**Exercise aim**.
Your task is to return, exactly, the run of lines starting at the line holding "Write the TikZ code for this diagram." and ending at the line holding "(9,7) -- (1195,7);", both ends included and no other lines.

**Data for this exercise**.
———
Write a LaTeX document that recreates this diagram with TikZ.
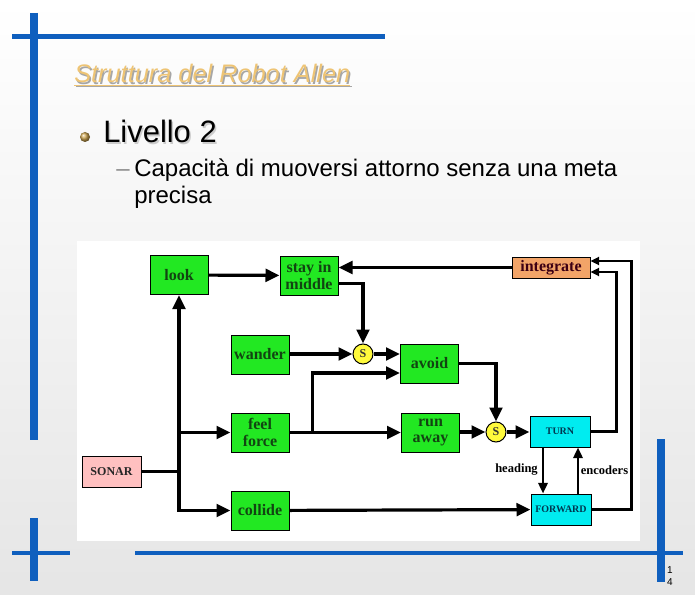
———
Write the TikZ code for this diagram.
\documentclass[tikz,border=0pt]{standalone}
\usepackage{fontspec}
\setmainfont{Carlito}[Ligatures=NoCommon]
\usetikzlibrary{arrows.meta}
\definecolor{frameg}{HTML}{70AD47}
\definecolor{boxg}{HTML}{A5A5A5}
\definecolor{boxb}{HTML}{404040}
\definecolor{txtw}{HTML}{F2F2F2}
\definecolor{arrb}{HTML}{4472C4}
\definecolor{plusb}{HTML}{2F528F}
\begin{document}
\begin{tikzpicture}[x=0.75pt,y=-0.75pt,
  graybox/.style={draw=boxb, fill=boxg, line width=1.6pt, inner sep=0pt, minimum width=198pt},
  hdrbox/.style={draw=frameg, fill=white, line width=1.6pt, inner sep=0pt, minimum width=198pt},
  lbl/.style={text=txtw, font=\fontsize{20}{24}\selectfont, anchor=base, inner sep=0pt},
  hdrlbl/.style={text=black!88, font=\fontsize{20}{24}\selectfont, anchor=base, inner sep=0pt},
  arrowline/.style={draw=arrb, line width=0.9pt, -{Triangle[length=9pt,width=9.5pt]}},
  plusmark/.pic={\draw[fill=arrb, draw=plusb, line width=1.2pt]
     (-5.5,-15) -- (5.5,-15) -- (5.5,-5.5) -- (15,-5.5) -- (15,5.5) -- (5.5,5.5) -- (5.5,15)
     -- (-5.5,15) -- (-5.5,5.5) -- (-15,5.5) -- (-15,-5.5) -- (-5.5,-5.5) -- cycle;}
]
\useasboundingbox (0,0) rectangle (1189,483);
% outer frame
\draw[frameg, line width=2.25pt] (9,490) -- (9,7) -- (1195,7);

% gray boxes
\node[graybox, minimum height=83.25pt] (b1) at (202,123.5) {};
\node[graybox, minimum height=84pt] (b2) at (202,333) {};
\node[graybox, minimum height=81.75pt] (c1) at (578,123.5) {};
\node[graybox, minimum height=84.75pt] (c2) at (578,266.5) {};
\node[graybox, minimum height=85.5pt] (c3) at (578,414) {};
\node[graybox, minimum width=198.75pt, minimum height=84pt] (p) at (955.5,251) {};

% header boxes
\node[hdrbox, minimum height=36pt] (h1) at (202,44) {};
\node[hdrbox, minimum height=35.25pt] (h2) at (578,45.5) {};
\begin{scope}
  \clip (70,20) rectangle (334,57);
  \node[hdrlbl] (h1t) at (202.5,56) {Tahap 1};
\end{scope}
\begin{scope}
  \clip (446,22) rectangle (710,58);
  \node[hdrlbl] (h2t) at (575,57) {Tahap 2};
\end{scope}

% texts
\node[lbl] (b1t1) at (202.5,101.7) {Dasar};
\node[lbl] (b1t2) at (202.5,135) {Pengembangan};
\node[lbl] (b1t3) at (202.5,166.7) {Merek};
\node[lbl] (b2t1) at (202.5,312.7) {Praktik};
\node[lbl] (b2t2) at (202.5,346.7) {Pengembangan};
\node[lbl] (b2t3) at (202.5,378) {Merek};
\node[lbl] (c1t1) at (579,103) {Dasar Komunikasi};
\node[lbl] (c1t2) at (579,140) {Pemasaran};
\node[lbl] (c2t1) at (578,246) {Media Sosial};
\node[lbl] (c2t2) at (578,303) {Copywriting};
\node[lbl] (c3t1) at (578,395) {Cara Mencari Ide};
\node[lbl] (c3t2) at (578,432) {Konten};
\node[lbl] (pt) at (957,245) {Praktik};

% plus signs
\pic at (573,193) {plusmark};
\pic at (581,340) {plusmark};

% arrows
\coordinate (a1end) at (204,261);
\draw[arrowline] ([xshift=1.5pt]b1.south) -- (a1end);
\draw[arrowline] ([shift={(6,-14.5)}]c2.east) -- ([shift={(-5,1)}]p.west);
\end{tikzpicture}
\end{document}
———
**Solution to this task**.
Write the TikZ code for this diagram.
\documentclass[tikz,border=0pt]{standalone}
\usepackage{fontspec}
\setmainfont{Carlito}[Ligatures=NoCommon]
\usetikzlibrary{arrows.meta}
\definecolor{frameg}{HTML}{70AD47}
\definecolor{boxg}{HTML}{A5A5A5}
\definecolor{boxb}{HTML}{404040}
\definecolor{txtw}{HTML}{F2F2F2}
\definecolor{arrb}{HTML}{4472C4}
\definecolor{plusb}{HTML}{2F528F}
\begin{document}
\begin{tikzpicture}[x=0.75pt,y=-0.75pt,
  graybox/.style={draw=boxb, fill=boxg, line width=1.6pt, inner sep=0pt, minimum width=198pt},
  hdrbox/.style={draw=frameg, fill=white, line width=1.6pt, inner sep=0pt, minimum width=198pt},
  lbl/.style={text=txtw, font=\fontsize{20}{24}\selectfont, anchor=base, inner sep=0pt},
  hdrlbl/.style={text=black!88, font=\fontsize{20}{24}\selectfont, anchor=base, inner sep=0pt},
  arrowline/.style={draw=arrb, line width=0.9pt, -{Triangle[length=9pt,width=9.5pt]}},
  plusmark/.pic={\draw[fill=arrb, draw=plusb, line width=1.2pt]
     (-5.5,-15) -- (5.5,-15) -- (5.5,-5.5) -- (15,-5.5) -- (15,5.5) -- (5.5,5.5) -- (5.5,15)
     -- (-5.5,15) -- (-5.5,5.5) -- (-15,5.5) -- (-15,-5.5) -- (-5.5,-5.5) -- cycle;}
]
\useasboundingbox (0,0) rectangle (1189,483);
% outer frame
\draw[frameg, line width=2.25pt] (9,490) -- (9,7) -- (1195,7);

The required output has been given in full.